Embarked in the Huáscar, as an aspiring navy, he attended all the Huáscar raids up to the Naval Combat of Angamos. After Angamos, he remained a prisoner in Chile until January 1880. Returning to active service, he embarked on the capture of the steamer Rímac, assisting in the bombing of Callao and commanding the launches "Amo", "Urcos" and "Independencia". When the defense of Lima began, he was transferred to "El Pino" Hill, as head of the southern battery, attending the Battle of Miraflores.

==Diplomatic career==
Years after the war, he studied engineering in Switzerland and served in the Peruvian legation in London. From 1904 to 1921 he was consul general in Buenos Aires and in 1929 minister plenipotentiary in China and Japan. From June 2, 1925, to August 9, 1929, he was Envoy Extraordinary and Minister Plenipotentiary in La Paz. In 1945 he was consul general second class in New Orleans.
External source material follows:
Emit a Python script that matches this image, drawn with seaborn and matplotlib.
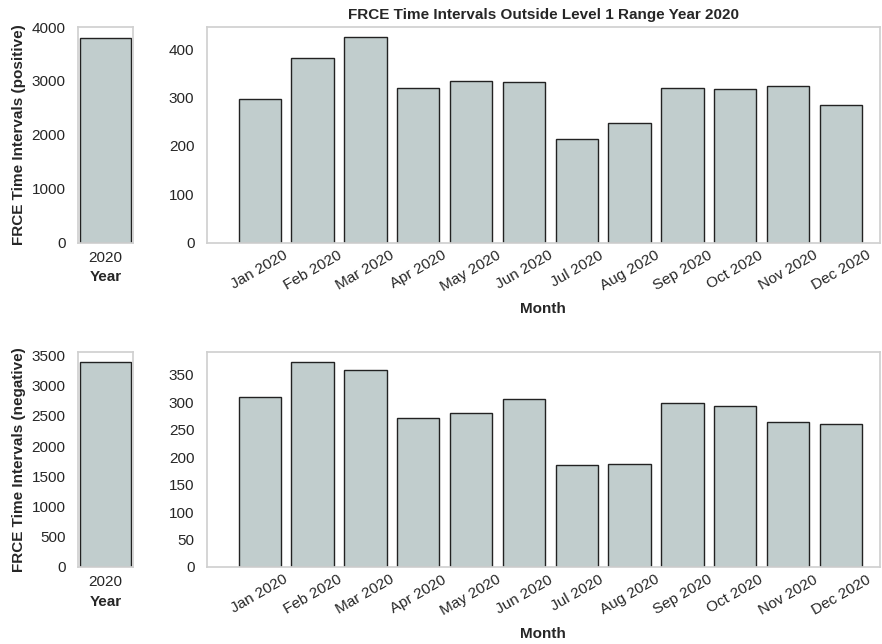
import matplotlib.pyplot as plt
import pandas as pd
import seaborn as sns

# data
months = ['Jan 2020', 'Feb 2020', 'Mar 2020', 'Apr 2020', 'May 2020', 'Jun 2020',
          'Jul 2020', 'Aug 2020', 'Sep 2020', 'Oct 2020', 'Nov 2020', 'Dec 2020']
positive = [298, 383, 425, 319, 334, 332, 215, 247, 321, 317, 325, 284]
negative = [310, 374, 359, 272, 281, 306, 185, 187, 299, 294, 265, 261]
years = ['2020']
positive_year = [sum(positive)]
negative_year = [sum(negative)]

# tick steps used on each axis
year_ticks = {'positive': range(0, 4001, 1000), 'negative': range(0, 3501, 500)}
month_ticks = {'positive': range(0, 401, 100), 'negative': range(0, 351, 50)}

sns.set_theme(style='white')
plt.rcParams['font.family'] = ['Liberation Sans', 'DejaVu Sans']
plt.rcParams['axes.edgecolor'] = '#d0d0d0'

bar_color = '#c1cdcd'

df_month = pd.DataFrame({'month': months, 'positive': positive, 'negative': negative})
df_year = pd.DataFrame({'year': years, 'positive': positive_year, 'negative': negative_year})

fig, axes = plt.subplots(2, 2, figsize=(8.82, 6.44), dpi=100,
                         gridspec_kw={'width_ratios': [55, 673]})
fig.subplots_adjust(left=0.0884, right=0.9977, top=0.958, bottom=0.1196,
                    wspace=0.203, hspace=0.506)

for row, col in enumerate(['positive', 'negative']):
    ax_y = axes[row, 0]
    ax_m = axes[row, 1]

    sns.barplot(ax=ax_y, data=df_year, x='year', y=col, color=bar_color,
                saturation=1, edgecolor='#222222', linewidth=1, width=0.92)
    ax_y.set_xlim(-0.5, 0.5)
    ax_y.set_ylim(0, max(df_year[col]) * 1.05)
    ax_y.set_yticks(list(year_ticks[col]))
    ax_y.set_xlabel('Year', fontweight='bold', fontsize=11, labelpad=4)
    ax_y.set_ylabel('FRCE Time Intervals (%s)' % col, fontweight='bold', fontsize=11)
    ax_y.tick_params(labelsize=11, length=0)
    ax_y.tick_params(axis='y', pad=9)
    ax_y.tick_params(axis='x', pad=6)

    sns.barplot(ax=ax_m, data=df_month, x='month', y=col, color=bar_color,
                saturation=1, edgecolor='#222222', linewidth=1, width=0.8)
    ax_m.set_xlim(-1.0, 11.74)
    ax_m.set_yticks(list(month_ticks[col]))
    ax_m.set_xlabel('Month', fontweight='bold', fontsize=11, labelpad=6)
    ax_m.set_ylabel('')
    ax_m.tick_params(labelsize=11, length=0)
    ax_m.tick_params(axis='y', pad=9)
    ax_m.tick_params(axis='x', labelrotation=30, pad=4)

axes[0, 1].set_title('FRCE Time Intervals Outside Level 1 Range Year 2020',
                     fontweight='bold', fontsize=11)

fig.savefig('out.png')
In the last years of his life he was honored as the last survivor of Angamos, and due to him being a witness of the battle, he was considered as a primary source, although details were later found to be erroneous. He inaugurated the monument to his superior, Miguel Grau, in the square named after him in the centre of Lima.